The above example uses syntax based on the example in Les Orchard's post on an example of an RSS 2.0 namespace versus RSS-Data usage. There are two things that hit me instantly when I saw the examples, the first was that the RSS-Data approach is more verbose than it has to be especially since there is already a mechanism for what it is trying to do using standardized W3C technologies and the other was that adding datatype information to the embedded information adds very little if anything.

What

The first problem I had with the RSS data proposal is that it is more verbose than it has to be making it require more code to process RSS feeds that contain embedded instances of RSS-Data elements. Embedding type information in an XML document can already be achieved by using the xsi:type attribute from the W3C XML Schema recommendation. An example of this is shown below.


<item xmlns:stats="http://www.example.com/downloadstatistics"
  xmlns:xsi="http://www.w3.org/2001/XMLSchema-instance" xmlns:xs="http://www.w3.org/2001/XMLSchema" >
  <title>RSS Bandit 1.1.0.36 Released</title>
  <description>The latest version of RSS Bandit has been released, it fixes a number of bugs in previous releases and contains 6 new stylesheets for displaying feeds</description>
  <link>http://www.gotdotnet.com/Community/Workspaces/newsitem.aspx?id=cb8d3 173-9f65-46fe-bf17-122e3703bb00&mp;newsId=1559</link>
  <stats:num-downloads xsi:type="xs:integer">350</stats:num-downloads>
  <stats:rating xsi:type="xs:integer">8</stats:rating>
</item>

The example above which uses xsi:type as opposed to Jeremy Allaire's RSS-Data proposal is not only easier to process but also supports a richer set of builtin datatypes. The only benefit of Jeremy Allaire's proposal in this case is that since there are already libraries that can convert XML-RPC constructs into programming language objects then this code could be reused to process embedded RSS-Data elements and convert them into objects. This leads to my second problem with the proposal.

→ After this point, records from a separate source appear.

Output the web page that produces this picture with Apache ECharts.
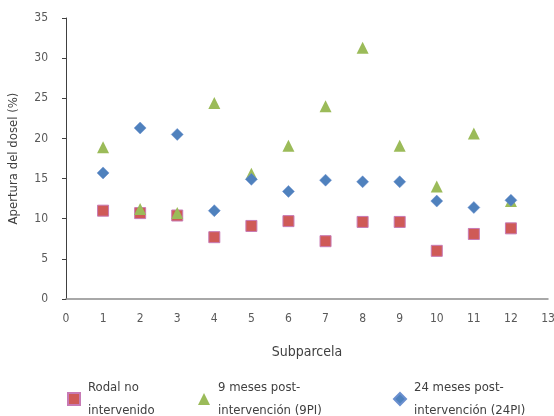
<!DOCTYPE html>
<html><head><meta charset="utf-8">
<script src="https://cdn.jsdelivr.net/npm/echarts@6/dist/echarts.min.js"></script>
<style>html,body{margin:0;padding:0;background:#fff}#c{width:554px;height:416px}</style>
</head><body><div id="c"></div>
<script>
var subparcelas = [1,2,3,4,5,6,7,8,9,10,11,12];
var rodalNoIntervenido = [11.0,10.7,10.4,7.7,9.1,9.7,7.2,9.6,9.6,6.0,8.1,8.8];
var meses9PI = [18.9,11.2,10.7,24.4,15.6,19.1,24.0,31.3,19.1,14.0,20.6,12.2];
var meses24PI = [15.7,21.3,20.5,11.0,14.9,13.4,14.8,14.6,14.6,12.2,11.4,12.3];
var seriesNames = ['Rodal no\nintervenido','9 meses post-\nintervención (9PI)','24 meses post-\nintervención (24PI)'];

function pairs(vals){return subparcelas.map(function(x,i){return [x,vals[i]];});}
var font = '"DejaVu Sans Condensed", "DejaVu Sans", sans-serif';
var chart = echarts.init(document.getElementById('c'));
function leg(name, left){
  return {data:[name], left:left, top:371, orient:'horizontal', itemWidth:12, itemHeight:12, itemGap:4,
    textStyle:{fontFamily:font, fontSize:13, color:'#404040', lineHeight:23, padding:[0,0,0,3]}, selectedMode:false};
}
chart.setOption({
  animation:false,
  textStyle:{fontFamily:font},
  grid:{left:66, right:6, top:18, bottom:117, outerBoundsMode:'none', containLabel:false},
  legend:[leg(seriesNames[0],62), leg(seriesNames[1],193), leg(seriesNames[2],388)],
  xAxis:{type:'value', min:0, max:13, interval:1,
    name:'Subparcela', nameLocation:'middle', nameGap:46,
    nameTextStyle:{fontFamily:font, fontSize:14, color:'#404040'},
    axisLine:{show:true, lineStyle:{color:'#8c8c8c', width:1.5}},
    axisTick:{show:false}, splitLine:{show:false},
    axisLabel:{fontFamily:font, fontSize:12, color:'#595959', margin:14}},
  yAxis:{type:'value', min:0, max:35, interval:5,
    name:'Apertura del dosel (%)', nameLocation:'middle', nameGap:46,
    nameTextStyle:{fontFamily:font, fontSize:13, color:'#404040'},
    axisLine:{show:true, lineStyle:{color:'#404040', width:1}},
    axisTick:{show:true, length:4, lineStyle:{color:'#404040'}}, splitLine:{show:false},
    axisLabel:{fontFamily:font, fontSize:12, color:'#595959', margin:18}},
  series:[
    {name:seriesNames[0], type:'scatter', symbol:'rect', symbolSize:11, data:pairs(rodalNoIntervenido),
      itemStyle:{color:'#cf5a57', borderColor:'#c77ab5', borderWidth:1, opacity:1}},
    {name:seriesNames[1], type:'scatter', symbol:'triangle', symbolSize:12, data:pairs(meses9PI),
      itemStyle:{color:'#9bbb59', opacity:1}},
    {name:seriesNames[2], type:'scatter', symbol:'diamond', symbolSize:12, data:pairs(meses24PI),
      itemStyle:{color:'#4f81bd', borderColor:'#6a8fcf', borderWidth:0.5, opacity:1}}
  ]
});
</script></body></html>
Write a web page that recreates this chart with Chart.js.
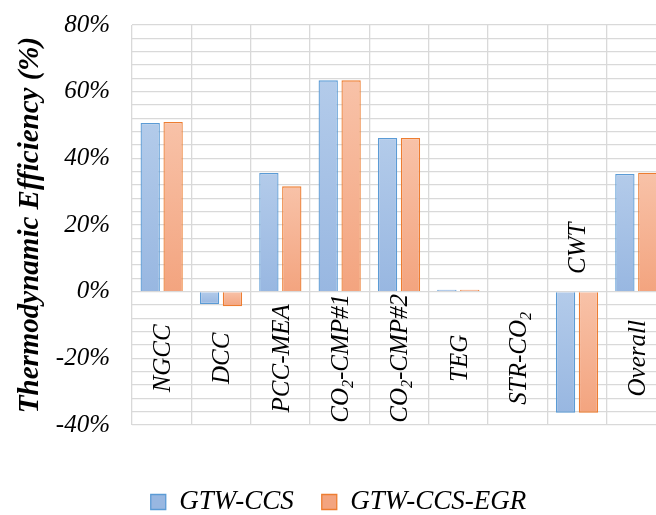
<!DOCTYPE html>
<html>
<head>
<meta charset="utf-8">
<script src="https://cdn.jsdelivr.net/npm/chart.js@4/dist/chart.umd.min.js"></script>
<style>
  html, body { margin: 0; padding: 0; background: #fff; overflow: hidden; }
  #wrap { width: 672px; height: 515px; position: relative; }
</style>
</head>
<body>
<div id="wrap"><canvas id="chart"></canvas></div>
<script>
// Exergy (thermodynamic) efficiency of each unit, in percent
const categories = ['NGCC', 'DCC', 'PCC-MEA', 'CO₂-CMP#1', 'CO₂-CMP#2', 'TEG', 'STR-CO₂', 'CWT', 'Overall'];
const seriesNames = ['GTW-CCS', 'GTW-CCS-EGR'];
const gtwCcs    = [50.6, -3.7, 35.6, 63.4, 46.1, 0.6, 0, -36.3, 35.3];
const gtwCcsEgr = [50.9, -4.4, 31.6, 63.4, 46.1, 0.6, 0, -36.3, 35.7];
const yMin = -40, yMax = 80, yMinorStep = 4, yLabelStep = 20;

const SERIF = "'Liberation Serif', 'Times New Roman', serif";

// vertical gradient per bar: lighter at the top edge, deeper at the bottom edge
function barFill(light, mid, dark) {
  return (ctx) => {
    if (ctx.type !== 'data') return mid;
    const chart = ctx.chart;
    if (!chart.chartArea) return mid;
    const y = chart.scales.y;
    const p0 = y.getPixelForValue(0);
    const p1 = y.getPixelForValue(ctx.raw);
    const top = Math.min(p0, p1), bottom = Math.max(p0, p1);
    if (bottom - top < 1) return mid;
    const g = chart.ctx.createLinearGradient(0, top, 0, bottom);
    g.addColorStop(0, light);
    g.addColorStop(1, dark);
    return g;
  };
}

// category names written vertically inside the plot
const categoryLabels = {
  id: 'categoryLabels',
  afterDraw(chart) {
    const { ctx, scales: { x, y } } = chart;
    const size = 25;
    const main = `italic ${size}px ${SERIF}`;
    const sub = `italic ${Math.round(size * 0.65)}px ${SERIF}`;
    ctx.save();
    ctx.fillStyle = '#000';
    ctx.textBaseline = 'alphabetic';
    ctx.textAlign = 'left';
    categories.forEach((name, i) => {
      const low = Math.min(gtwCcs[i], gtwCcsEgr[i]);
      // labels sit in the lower band; a deep negative bar pushes its label above zero
      const anchor = low < -20 ? 13 : -20;
      const cx = x.getPixelForValue(i);
      const cy = y.getPixelForValue(anchor);
      const runs = name.split(/(₂)/).filter(Boolean).map(t =>
        t === '₂' ? { text: '2', font: sub, shift: size * 0.2 } : { text: t, font: main, shift: 0 });
      let total = 0;
      runs.forEach(r => { ctx.font = r.font; r.w = ctx.measureText(r.text).width; total += r.w; });
      ctx.translate(cx, cy);
      ctx.rotate(-Math.PI / 2);
      let pos = -total / 2;
      const base = size * 0.33;
      runs.forEach(r => {
        ctx.font = r.font;
        ctx.fillText(r.text, pos, base + r.shift);
        pos += r.w;
      });
      ctx.setTransform(1, 0, 0, 1, 0, 0);
    });
    ctx.restore();
  }
};

function draw() {
  new Chart(document.getElementById('chart'), {
    type: 'bar',
    data: {
      labels: categories,
      datasets: [
        {
          label: seriesNames[0],
          data: gtwCcs,
          backgroundColor: barFill('#b3cbea', '#a9c3e6', '#98b7e1'),
          borderColor: '#5b9bd5',
          borderWidth: 1.3,
          categoryPercentage: 0.772,
          barPercentage: 0.843
        },
        {
          label: seriesNames[1],
          data: gtwCcsEgr,
          backgroundColor: barFill('#f8c2a8', '#f6b496', '#f3a47f'),
          borderColor: '#ed7d31',
          borderWidth: 1.3,
          categoryPercentage: 0.772,
          barPercentage: 0.843
        }
      ]
    },
    options: {
      responsive: true,
      maintainAspectRatio: false,
      animation: false,
      layout: { padding: { top: 25, right: 6, bottom: -10.5, left: 11 } },
      plugins: {
        tooltip: { enabled: false },
        legend: {
          position: 'bottom',
          labels: {
            boxWidth: 15,
            boxHeight: 15,
            padding: 28,
            color: '#000',
            font: { family: SERIF, style: 'italic', size: 27 }
          }
        }
      },
      scales: {
        x: {
          grid: { color: '#d9d9d9', lineWidth: 1.3, offset: true, drawTicks: false },
          border: { display: false },
          ticks: { display: false },
          afterFit(scale) { scale.height = 35.5; }
        },
        y: {
          min: yMin,
          max: yMax,
          afterFit(scale) {
            scale.width = 121;
            // the end labels may overhang the plot edges freely
            scale.paddingTop = 0;
            scale.paddingBottom = 0;
          },
          grid: { color: '#d9d9d9', lineWidth: 1.3, drawTicks: false },
          border: { display: false },
          ticks: {
            stepSize: yMinorStep,
            autoSkip: false,
            padding: 22,
            color: '#000',
            font: { family: SERIF, style: 'italic', size: 25 },
            callback: (v) => (Math.round(v) % yLabelStep === 0 ? Math.round(v) + '%' : '')
          },
          title: {
            display: true,
            text: 'Thermodynamic Efficiency (%)',
            color: '#000',
            padding: { top: 2, bottom: 0 },
            font: { family: SERIF, style: 'italic', weight: 'bold', size: 29 }
          }
        }
      }
    },
    plugins: [categoryLabels]
  });
}

// make sure the serif faces are ready before the canvas text is painted
Promise.all([
  document.fonts.load(`italic 25px 'Liberation Serif'`),
  document.fonts.load(`italic bold 29px 'Liberation Serif'`)
]).catch(() => {}).then(draw);
</script>
</body>
</html>
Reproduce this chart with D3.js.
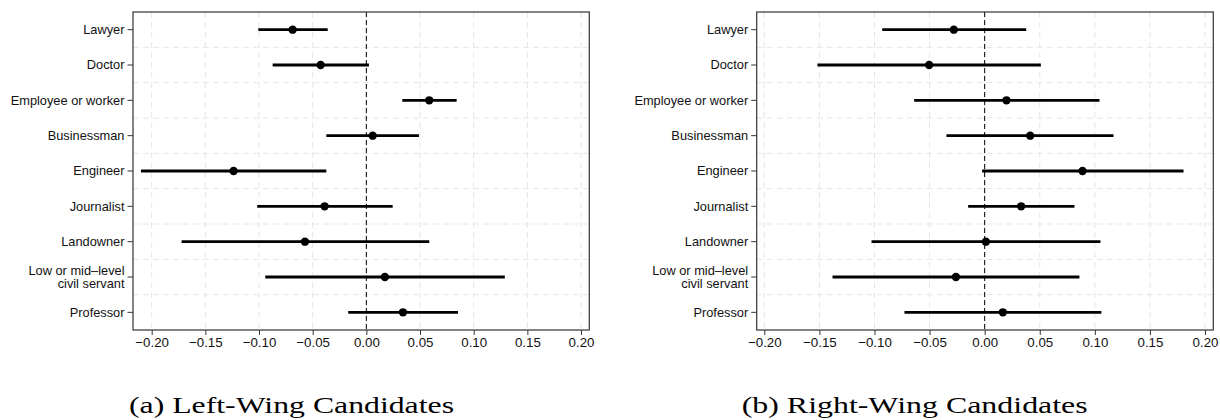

It isn't clear what added benefit one gets from being able to distinguish the type of some embedded data as opposed to being able to distinguish its name. For instance, for my news aggregator RSS Bandit it is more important that I can tell that the namespace URI of an extension element named comment is "http://wellformedweb.org/CommentAPI/" than it is to know that it's type is <string> or even xs:anyURI. Also the fact that Jeremy Allaire's proposal doesn't create a way to dissambiguate vocabularies the way using namespace names does means that it is likely that there could be name collisions (for instance in the RSS world there are at least two elements in common usage with the same local name slash:comments and comments, see Chris Sells' post on End to End comment support in RSS feeds to tell the difference between them).

The bottom line is that it is hard to see how Jeremy Allaire's proposal is any better than the status quo and in many ways it is worse. Secondly, if one felt it was necessary to send type information along with data about extension elements it is possible to do so in a manner that is compatible with the current status quo thus making it flexible, decentralized and simple to use.